Tom, Charlotte, N.C.: Hey Mike, did the Jags hurt us in the second round by taking Khalif Barnes at No. 52 forcing the Ravens to take the best player available in Cody, which wasn't really a "need," then trade up to get Adam Terry later in the 2nd while giving more picks to the Pats? No one really talked about that, but it seemed obvious to me right away.

Mike Preston: I think so, even though the Ravens never really talked up Barnes. They had great information on the guy with former Huskies coach Rick Neuheisel serving as their quarterbacks coach, and he was rated one of the top three tackles in the draft. Cody, though, was a need for the Ravens. The team isn't sure about Boulware returning at full speed, so they needed another rusher on the outside to complement Terrell Suggs. The Ravens did a good job of adding players where they have seen a dropoff in performance. The Ravens signed former Rams outside linebacker Tommy Polley and named him a starter, but his contract is only for one season. By most standards, Polley is considered soft even though he runs well. But he certainly can't bring the heat on passing situations like Cody.

Freddie, Alexandria, Va.: Did the Ravens give up too much in order to obtain Adam Terry. Two 3rd rounders and a 6th rounder seems like a lot to give up, especially for a guy that isn't strong in run blocking.

Mike Preston: It was strange. I think once Barnes was gone, they had no choice but to make a move on Terry. Was it too much? Not when you consider the risk for this season. The window for the Ravens going to the Super Bowl is closing. They could have gambled, waited until the second period of free agency to find a tackle. But now, they have a young one. They should pursue a veteran before training camp begins, but don't bring back Ethan Brooks. I'd rather have Aaron Rodgers.

Joe, Champaign, Ill.: Going into the past two drafts, there has been constant talk about how easily the Ravens could find a replacement for Will Demps in the middle rounds. Putting the Gerome Sapp situation aside, is Demps more valuable to the Ravens then what most people give him credit for? Yes, his lateral speed is a bit slow, but at worst he is an average starter at the position.

Mike Preston: You're right, he's just an average starter. Demps, though, plays hard and within the system. He covers up for a lot of gambling mistakes his buddies make in the secondary. The Ravens talk about cutting him every year, but he always makes the roster. Actually, he is one of the better tacklers on the team. He also comes up well in run support, and was in on a number of tackles using run blitzes.

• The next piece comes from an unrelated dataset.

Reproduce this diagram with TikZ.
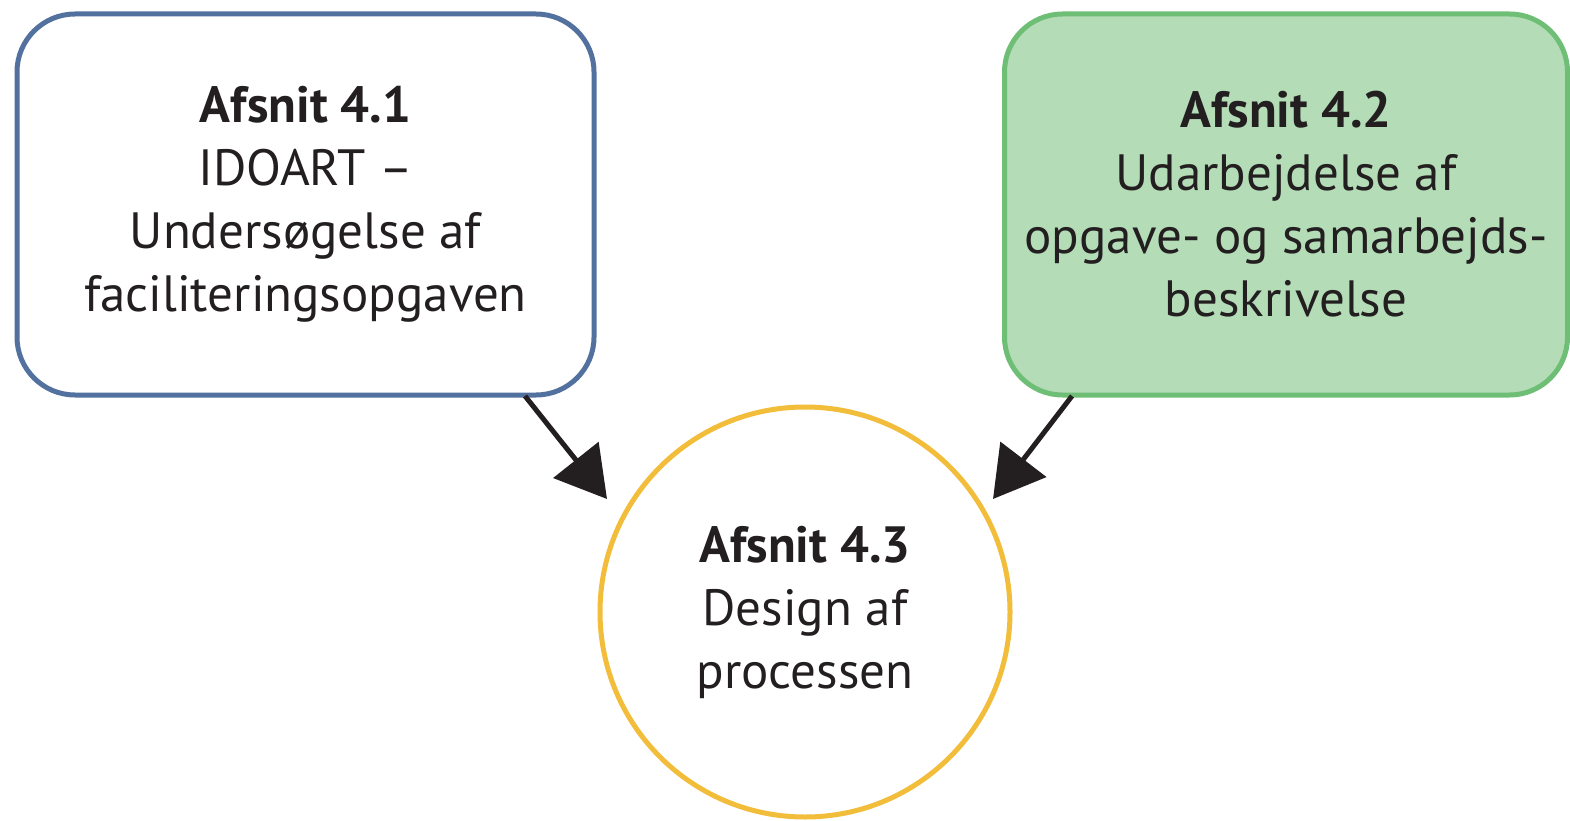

Jim, Reisterstown: Rate the best and worst 2005 team drafts, and where do the Ravens fit into the mix?

Mike Preston: The Best: Dallas, Miami, Tennesee, Tampa Bay, Arizona, Ravens. The Worst: Buffalo, Jacksonville, Denver, Seattle.

Bacon, Baltimore: Mike, looking at the Ravens' off-season acquisitions and the players just drafted, what do you feel their chances are of seriously contending to represent the AFC in the Super Bowl?

Mike Preston: The defense is sound, and in good hands with Ryan. They need to prove they can defend the run, especially late in the season, when the Ravens seemed to have tired the past two seasons. Overall, the defense is good enough to win most games. If "My Man" Kyle Boller improves and the right side of the offensive line holds up, the Ravens should be contenders. I'm not putting them in the Super Bowl, but I'm not putting anybody there yet. Hell, it's only April. It's way too early to start talking Super Bowl.